Why are Prebiotics Important?
As was discussed in this previous blog post about probiotics, the intestinal health of people on dialysis may be poor. Reasons include toxic waste products that get built up in the blood, the use of multiple medications, inflammation, and common bowel disturbances such as constipation and diarrhea. The gut plays an important role in immunity and digestion of carbohydrates and protein. It is essential that dialysis patients take proper steps to promote the growth of beneficial bacteria in their gut.

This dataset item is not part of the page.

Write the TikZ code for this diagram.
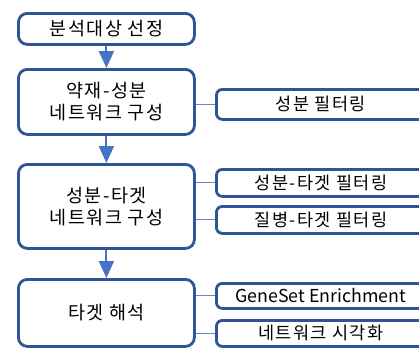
\documentclass[tikz,border=0pt]{standalone}
\usepackage{fontspec}
\setmainfont{Noto Sans CJK KR}[LetterSpace=8]
\newfontfamily\latinfont{Noto Sans CJK KR}
\usetikzlibrary{arrows.meta}
\definecolor{boxblue}{HTML}{2F5597}
\definecolor{arrblue}{HTML}{4472C4}
\definecolor{lineblue}{HTML}{5B8BD0}
\tikzset{
  mainbox/.style={draw=boxblue, line width=2.8bp, rounded corners=9bp, fill=white,
    minimum width=176bp, inner sep=0pt, align=center, font=\fontsize{18.5bp}{22bp}\selectfont, anchor=north west},
  sidebox/.style={draw=boxblue, line width=2.8bp, rounded corners=6bp, fill=white,
    minimum width=209bp, inner sep=0pt, align=center, font=\fontsize{17.5bp}{20bp}\selectfont, anchor=north west},
  flow/.style={draw=arrblue, line width=2bp, -{Triangle[width=15bp,length=17bp]}, fill=arrblue},
  link/.style={draw=lineblue, line width=0.9bp}
}
\begin{document}
\begin{tikzpicture}[x=1bp,y=-1bp]
\useasboundingbox (0,0) rectangle (419,348);
\node[mainbox, minimum height=31bp] (n1) at (17,12) {분석대상 선정};
\node[mainbox, minimum height=65bp] (n2) at (17,68) {약재-성분\\네트워크 구성};
\node[mainbox, minimum height=84bp] (n3) at (17,163) {성분-타겟\\네트워크 구성};
\node[mainbox, minimum height=67bp] (n4) at (17,278) {타겟 해석};
\node[sidebox, minimum height=30bp] (r1) at (215,88) {성분 필터링};
\node[sidebox, minimum height=27bp] (r2) at (215,168) {성분-타겟 필터링};
\node[sidebox, minimum height=27bp] (r3) at (215,205) {질병-타겟 필터링};
\node[sidebox, minimum height=25bp] (r4) at (215,282) {\latinfont\fontsize{17.8bp}{20bp}\selectfont GeneSet Enrichment};
\node[sidebox, minimum height=26bp] (r5) at (215,319) {네트워크 시각화};
\draw[flow] (n1.south) -- (n2.north);
\draw[flow] (n2.south) -- (n3.north);
\draw[flow] (n3.south) -- (n4.north);
\draw[link] (r1.west) -- (r1.west -| n2.east);
\draw[link] (r2.west) -- (r2.west -| n3.east);
\draw[link] (r3.west) -- (r3.west -| n3.east);
\draw[link] (r4.west) -- (r4.west -| n4.east);
\draw[link] (r5.west) -- (r5.west -| n4.east);
\end{tikzpicture}
\end{document}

Where are Prebiotics Found?
Most foods that contain fiber are sources of prebiotics. However, not all foods that are high in fiber are good for dialysis patients. This is because of high phosphorus or potassium content. Some kidney-friendly sources of prebiotics for dialysis patients include garlic, onions, leeks, apples, flaxseeds and asparagus. Other prebiotic foods with higher potassium or phosphorus content include unripe bananas, barley, oats, cocoa, wheat bran, chicory root and seaweed.
Prebiotics can also be taken in supplement form. These can be purchased online or in most health food stores, and are generally safe to consume. They are most commonly sold in capsule or powder form. Prices vary from about $15 to $30 or more for a one to two month supply. The best prebiotic supplements are those that are made from all-natural ingredients based on food sources of prebiotics. Yet, other common ingredients that may be found in a prebiotic supplement include inulin and fructo-oligosacchardides. These are types of carbohydrate molecules. Some probiotics supplements also include prebiotics, yet usually only in small amounts. It is always a good idea to check with your doctor before adding new supplements into your diet. If you have specific questions about probiotics and prebiotics talk to your doctor or dietitian.
Although supplementing can be a good option if the diet is lacking in prebiotic foods, consuming whole foods is always the preferred method. Consequently, it will provide the body with the other nutrients found in those foods.
In conclusion, the next time you think about supplementing with probiotics, be sure your diet also includes adequate amounts of prebiotic foods to help to robiotics work to their full potential.
- Zirker, Lindsey. “The Relationship Between Gut Microbiota and CKD: Why Use Prebiotics in CKD Patients?” Renal Nutrition Forum, Vol. 33, No. 1, 2014.